Mid-September is a wondrous time of the year.  The air is starting to transform, the sun is low, shadows are long.  There is a cooling, a hint of change, of what is to come.  The after dinner rounds of the estate, a mist, ethereal, above the damp grasses.  The sun is below the trees, below the horizon, dusk approaches.  I am in the lead.  Every few moments I look back, check-in with my Dad, we make eye contact.  A subtle whistle, “this way,”  “wait.”  I am paying attention – always.  West for awhile, north for awhile, then a gradual course change to the east, along the edge of a fairway.  Bunkers, bushes, thickets, hazards, all require an examination.   We’re not alone, we’re being shadowed.  A determined trot, silently approaching from behind, footsteps on our footsteps.  My Dad notices my interest.  “Wait.”  Now facing west, I take a seat on a damp green.  She approaches with caution but also with an obvious interest, a red fox. She is a bit timid, but there is no fear.  She is interested in me.  She approaches within an inch of my tail, to smell, to examine.  I do not move.  She has no fear of me, I have no fear of her.  She lays down on the putting green and eye-to-eye, she rolls onto her back.  A pink tummy.  I thinks she’s trying to impress me, make friends.  My Dad is watching this very unexpected meeting of the so-called wild with the so-called domesticated.  While she is orange-red and I am mostly white with black, tan and gray markings, our alike-ness and similarities cannot be denied.  Life is about moments like these.
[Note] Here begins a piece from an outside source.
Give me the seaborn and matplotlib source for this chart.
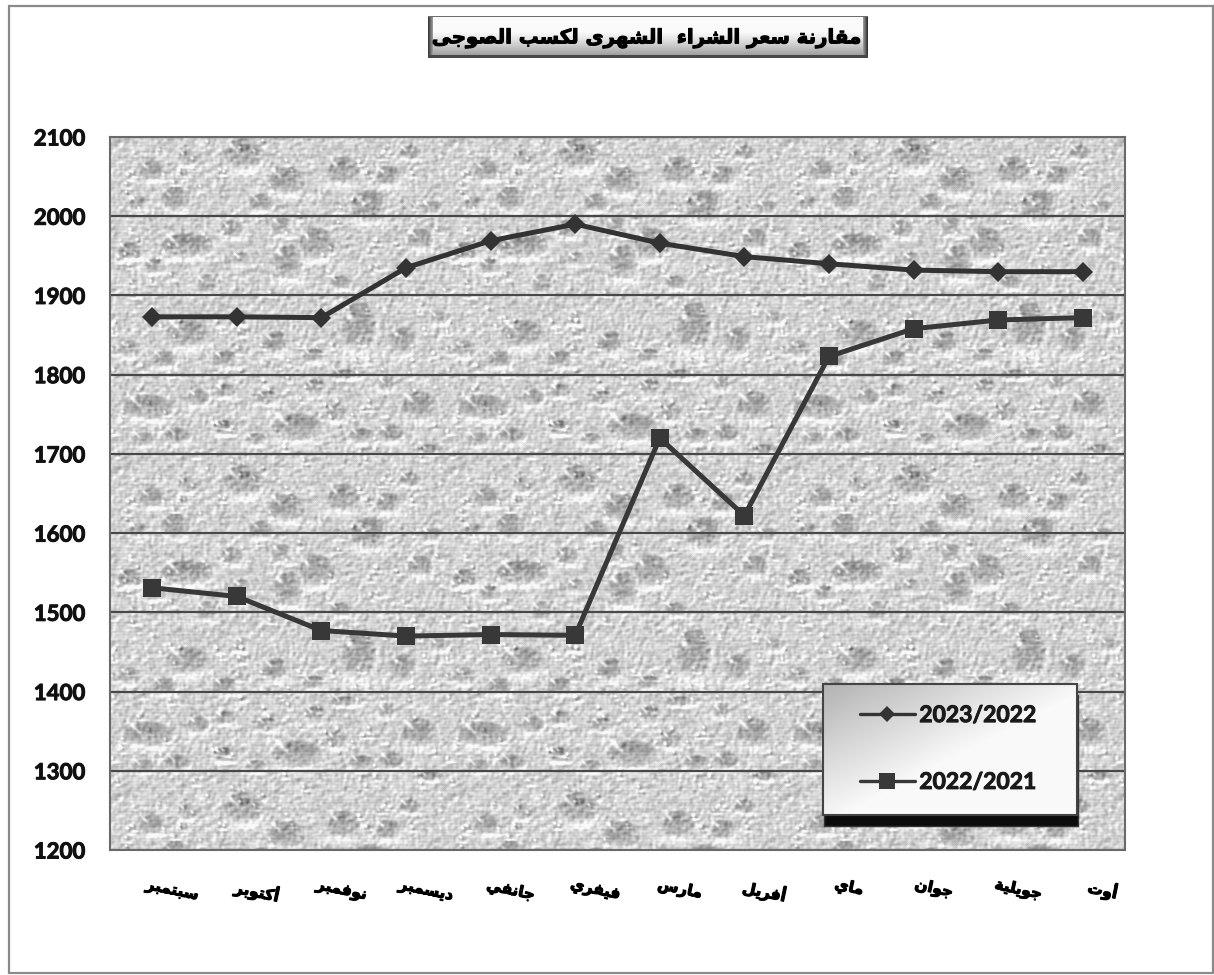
import numpy as np
import pandas as pd
import matplotlib
matplotlib.use("Agg")
import matplotlib.pyplot as plt
import matplotlib.patheffects as pe
import seaborn as sns
from matplotlib.patches import Rectangle
from matplotlib.transforms import ScaledTranslation

W, H = 1214, 975

TITLE = "مقارنة سعر الشراء  الشهرى لكسب الصوجى"
MONTHS = ["سبتمبر", "أكتوبر", "نوفمبر", "ديسمبر", "جانفي", "فيفري",
          "مارس", "أفريل", "ماي", "جوان", "جويلية", "أوت"]
SEASON_A = "2023/2022"
SEASON_B = "2022/2021"
VALUES_A = [1873, 1873, 1872, 1935, 1969, 1990, 1966, 1949, 1940, 1932, 1930, 1930]
VALUES_B = [1531, 1520, 1477, 1470, 1472, 1471, 1720, 1622, 1823, 1858, 1869, 1872]
Y_TICKS = [1200, 1300, 1400, 1500, 1600, 1700, 1800, 1900, 2000, 2100]

# background picture only: drops of the repeating tile (x, y, rx, ry, in 1/3 px)
DROPS = [(400, 50, 55, 45), (530, 130, 50, 40), (700, 100, 45, 40), (125, 100, 35, 28),
         (195, 185, 40, 35), (230, 60, 25, 25), (835, 115, 35, 28), (775, 205, 50, 45),
         (455, 195, 35, 25), (85, 195, 25, 20), (965, 210, 30, 20), (900, 45, 30, 20),
         (365, 275, 30, 25), (515, 265, 30, 25), (230, 325, 75, 35), (620, 320, 50, 45),
         (535, 375, 40, 50), (930, 305, 35, 30), (60, 340, 35, 25), (135, 385, 30, 22),
         (395, 365, 25, 20), (290, 440, 28, 28), (690, 435, 30, 20), (745, 570, 50, 70),
         (235, 590, 60, 40), (880, 610, 35, 40), (495, 615, 35, 35), (60, 635, 30, 25),
         (165, 665, 35, 25), (345, 665, 35, 25), (610, 655, 30, 20), (985, 540, 25, 20),
         (700, 710, 35, 15), (115, 810, 70, 35), (265, 780, 30, 25), (345, 760, 30, 20),
         (470, 780, 30, 20), (615, 750, 30, 25), (930, 805, 50, 40), (830, 740, 25, 20),
         (560, 870, 70, 40), (340, 870, 30, 22), (205, 895, 35, 25), (100, 905, 30, 20),
         (435, 905, 30, 18), (755, 895, 35, 22), (845, 890, 35, 25), (680, 825, 30, 25),
         (960, 935, 35, 15)]

# first presentation form of each letter, with 4 forms or only isolated/final
DUAL = {"ب": 0xFE8F, "ت": 0xFE95, "ج": 0xFE9D, "س": 0xFEB1, "ش": 0xFEB5, "ص": 0xFEB9,
        "ع": 0xFEC9, "ف": 0xFED1, "ق": 0xFED5, "ك": 0xFED9, "ل": 0xFEDD, "م": 0xFEE1,
        "ن": 0xFEE5, "ه": 0xFEE9, "ي": 0xFEF1}
RIGHT = {"ا": 0xFE8D, "أ": 0xFE83, "ة": 0xFE93, "د": 0xFEA9, "ر": 0xFEAD, "ز": 0xFEAF,
         "و": 0xFEED, "ى": 0xFEEF}
ALONE = {"ء": 0xFE80}


def shape(text):
    # matplotlib does no Arabic shaping, so pick the glyph forms and reverse
    out = []
    for i, c in enumerate(text):
        if c not in DUAL and c not in RIGHT and c not in ALONE:
            out.append(c)
            continue
        if c in ALONE:
            out.append(chr(ALONE[c]))
            continue
        before = i > 0 and text[i - 1] in DUAL
        after = i + 1 < len(text) and (text[i + 1] in DUAL or text[i + 1] in RIGHT)
        if c in RIGHT:
            out.append(chr(RIGHT[c] + (1 if before else 0)))
        elif before and after:
            out.append(chr(DUAL[c] + 3))
        elif after:
            out.append(chr(DUAL[c] + 2))
        elif before:
            out.append(chr(DUAL[c] + 1))
        else:
            out.append(chr(DUAL[c]))
    return "".join(reversed(out))


def blur(a, n=1):
    for _ in range(n):
        a = (a + np.roll(a, 1, 0) + np.roll(a, -1, 0) + np.roll(a, 1, 1) + np.roll(a, -1, 1)) / 5
    return a


def water_tile(tw=335, th=327):
    # texture only, the fixed seed never touches the chart values
    rng = np.random.default_rng(7)
    img = 210 + blur(rng.normal(0, 38, (th, tw)), 3)
    yy, xx = np.mgrid[0:th, 0:tw]
    small = [(rng.uniform(0, 1005), rng.uniform(0, 981), rng.uniform(7, 15), rng.uniform(6, 13))
             for _ in range(150)]
    for zx, zy, zrx, zry in DROPS + small:
        cx, cy, rx, ry = zx / 3, zy / 3, zrx / 3, zry / 3
        dx = (xx - cx + tw / 2) % tw - tw / 2
        dy = (yy - cy + th / 2) % th - th / 2
        d = (dx / rx) ** 2 + (dy / ry) ** 2
        strength = 62 * min(1.0, rx / 12)
        body = np.clip(1.2 - d, 0, 1) ** 0.6
        img -= strength * body * (0.7 + 0.3 * np.clip(-dy / ry, -1, 1))
        # soft light under the drop and a sliver on the upper left
        under = np.exp(-((dx / (rx * 1.1)) ** 2 + ((dy - ry * 1.25) / (ry * 0.35)) ** 2))
        img += 30 * under
        u = (dx + rx * 0.55) * 0.7 + (dy + ry * 0.45) * 0.7
        v = -(dx + rx * 0.55) * 0.7 + (dy + ry * 0.45) * 0.7
        img += 75 * np.exp(-(u / (rx * 0.42)) ** 2 - (v / max(ry * 0.13, 1.0)) ** 2)
    img = blur(img, 1)
    # raised look, as if embossed
    img += 0.8 * (img - np.roll(img, (2, 2), (0, 1)))
    img += 4 * np.sin(yy * 2 * np.pi / 3)
    return np.clip(img, 80, 250)


def main():
    sns.set_theme(style="white")
    plt.rcParams["font.family"] = ["DejaVu Sans"]

    df = pd.DataFrame({
        "month": MONTHS * 2,
        "price": VALUES_A + VALUES_B,
        "season": [SEASON_A] * len(MONTHS) + [SEASON_B] * len(MONTHS),
    })

    fig = plt.figure(figsize=(W / 100, H / 100), dpi=100, facecolor="white")
    ax = fig.add_axes([110 / W, 1 - 850 / H, 1015 / W, 713 / H])

    sns.lineplot(data=df, x="month", y="price", hue="season", style="season",
                 hue_order=[SEASON_A, SEASON_B], style_order=[SEASON_A, SEASON_B],
                 palette=["#333333", "#383838"], markers=["D", "s"], dashes=False,
                 linewidth=3.6, errorbar=None, legend=False, ax=ax, zorder=3)
    for line, size in zip(ax.lines[:2], [10, 13]):
        line.set_markersize(size)
        line.set_markeredgewidth(0)

    # water drops behind the plot
    tile = water_tile()
    back = np.tile(tile, (3, 4))[:713, :1015]
    ax.imshow(back, cmap="gray", vmin=0, vmax=255, extent=(0, 1, 0, 1), transform=ax.transAxes,
              aspect="auto", interpolation="bilinear", zorder=0)

    ax.set_xlim(-0.5, 11.5)
    ax.set_ylim(1200, 2100)
    ax.set_yticks(Y_TICKS)
    ax.set_xticks(range(len(MONTHS)))
    ax.set_xticklabels([shape(m) for m in MONTHS], rotation=-12, ha="center",
                       fontsize=11, fontweight="bold", color="black")
    ax.tick_params(axis="x", length=0, pad=20)
    ax.tick_params(axis="y", length=0, pad=18)
    # the offset goes after tick_params, which would reset it
    for label in ax.get_xticklabels():
        label.set_transform(label.get_transform() + ScaledTranslation(0.2, 0, fig.dpi_scale_trans))
        label.set_path_effects([pe.withStroke(linewidth=0.8, foreground="black")])
    for label in ax.get_yticklabels():
        label.set_family("Lato")
        label.set_fontweight("bold")
        label.set_fontsize(16)
        label.set_color("#111111")
        label.set_path_effects([pe.withStroke(linewidth=0.7, foreground="#111111")])
    ax.set_xlabel("")
    ax.set_ylabel("")
    ax.grid(False)
    ax.yaxis.grid(True, color="#484848", linewidth=1.6)
    ax.set_axisbelow(True)
    for spine in ax.spines.values():
        spine.set_color("#6a6a6a")
        spine.set_linewidth(1.5)

    # legend box, gradient and shadow
    lx0, lx1 = (823 - 110) / 1015, (1077 - 110) / 1015
    ly0, ly1 = (850 - 815) / 713, (850 - 684) / 713
    ax.add_patch(Rectangle((lx0 + 0.001, (850 - 826) / 713), lx1 - lx0, ly1 - ly0, transform=ax.transAxes,
                           facecolor="#0c0c0c", edgecolor="#333333", linewidth=1, zorder=4.5))
    gx, gy = np.meshgrid(np.linspace(0, 1, 254), np.linspace(0, 1, 131))
    ax.imshow(178 + 72 * np.clip((gx + gy) / 1.1, 0, 1), cmap="gray", vmin=0, vmax=255,
              extent=(lx0, lx1, ly0, ly1), transform=ax.transAxes, aspect="auto", zorder=4.6)
    ax.add_patch(Rectangle((lx0, ly0), lx1 - lx0, ly1 - ly0, transform=ax.transAxes,
                           facecolor="none", edgecolor="#444444", linewidth=1.5, zorder=4.7))
    ax.set_xlim(-0.5, 11.5)
    ax.set_ylim(1200, 2100)
    leg = ax.legend(ax.lines[:2], [SEASON_A, SEASON_B], loc="center", frameon=False,
                    bbox_to_anchor=((948 - 110) / 1015, (850 - 749) / 713),
                    prop={"family": "Lato", "weight": "bold", "size": 16.5},
                    handlelength=2.4, handletextpad=0.2, labelspacing=2.0)
    leg.set_zorder(6)
    for t in leg.get_texts():
        t.set_color("#1a1a1a")
        t.set_path_effects([pe.withStroke(linewidth=0.7, foreground="#1a1a1a")])
    for handle, size in zip(leg.get_lines(), [8, 12]):
        handle.set_linewidth(2.4)
        handle.set_markersize(size)

    # title plate
    tax = fig.add_axes([428 / W, 1 - 58 / H, 440 / W, 42 / H])
    gy2 = np.linspace(0, 1, 42)
    plate = np.tile(250 - 120 * np.clip(gy2 - 0.35, 0, 1) ** 1.3 / 0.65, (440, 1)).T
    plate[:, :5] = np.linspace(60, 150, 5)
    plate[:, -5:] = np.linspace(150, 50, 5)
    plate[-3:, :] = 70
    plate[:1, :] = 110
    tax.imshow(plate, cmap="gray", vmin=0, vmax=255, aspect="auto")
    tax.set_axis_off()
    tax.text(0.5, 0.47, shape(TITLE), transform=tax.transAxes, ha="center", va="center",
             fontsize=14.2, fontweight="bold", color="black",
             path_effects=[pe.withStroke(linewidth=0.8, foreground="black")])

    # outer frame
    fig.add_artist(Rectangle((9 / W, 1 - 973 / H), 1204 / W, 967 / H, transform=fig.transFigure,
                             facecolor="none", edgecolor="#8a8a8a", linewidth=1.6))

    fig.savefig("out.png", dpi=100)


if __name__ == "__main__":
    main()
Negotiating for a ride in the car

It’s a trait of my breed – always paying attention, always in a position to monitor my Dad.  Some examples.  When he is taking a shower, I lay on the bath mat.  When he is working at his desk, I block the doorway from his office.  When he is making the morning coffee, I’ll rustle up some toys to place around the kitchen.  But, when my Dad starts doing certain things like picking up the keys, putting on a coat, changing shoes, putting his cell phone in the jacket, I have to engage in some serious politicking.  Stare at my Dad, keep getting in the way, pick his gloves up to help him, stand in the way some more, look at my Dad and tilt my head to the right, just a bit (that’s the way I ask questions).  I only need that quick whistle to know that I am going with.  He opens the door, I step out on the walk and always look back…waiting for the key to turn in the lock…then I am certain of going with.  My Dad’s new car is an xB.  You know what that is?  He was thinking of me when he bought that car.  He folded down the rear seats, bought an area rug from Target to cover the flat space.  I can stick my head out the left rear window (my Dad puts these little orange things in his ears, don’t ask why) and bark and bark and bark at all of the delivery trucks menacing our path.  I know them all – Fedex, UPS, the (hated) mail truck, any white delivery van.  I’ve heard my Dad tell people that I can pick out a UPS truck from several blocks away.  When the car is in motion, I            N-E-V-E-R sleep.  Things have to be monitored…does my Dad really know the dangers on the road?  My Dad and I drove down to Georgia several years ago.  He was amazed I stayed up during the entire drive – how fun!

Finding “the right place”

My Dad (that’s what I call him – my Dad) shows signs of weariness with the winter.  Here it is, February, almost March (I think) and he is muttering about record low temperatures.  Personally, I don’t mind the cold.  I love to lay in the snow.  But, finding a place, just the right place, can be a problem.  My Dad can tell when I am looking for “the right place.”  My pace quickens, I move off the sidewalk (at least most of the times) onto a patch a vegetation exposed by the sun, or some pine branches.  I have always been very aware that I should move off of the “beaten path” when I choose “the right place.”  The amount of snow on the ground causes difficulty, often GREAT difficulty, in finding the right place.  In spite of my canine-ness, I have a strong sense of decorum and privacy.  Just stopping suddenly on the sidewalk – because I can’t find an appropriate “right place” –  is very disconcerting, even a bit embarrassing.  My Dad still does his thing with the plastic bag, hands me my carry-squeaky toy for the walk home and I know what to do, I know where to go.  I don’t need anyone to tell me, I just know.  Several years ago, my Dad had to run to the grocery store in the morning.  It was very cold, the wind was blowing.  He didn’t take me in the car.  I gave him “the look,” but he said he’d be right back.  So he leaves the apartment and I heard his truck drive off (he was listening to RUSH).  The door to the apartment blew open.  My Dad was gone, the door was open.  I stepped outside, looked around and sat down.  Why go anywhere?  When my Dad returned, he talked and talked and talked to me, praising me, loving me, petting me.  But I knew what to do – what’s the big deal.  I do NOT like the ice that has taken over the sidewalks…my rear legs are not as strong as they used to be.  I do not like falling on the ice.  I will choose a path without ice, and sometimes I end up in snow that is deeper than I can negotiate.  My Dad will tramp through the snow over to me, making a path that I can use to extricate myself…and I continue my search for “the right place.”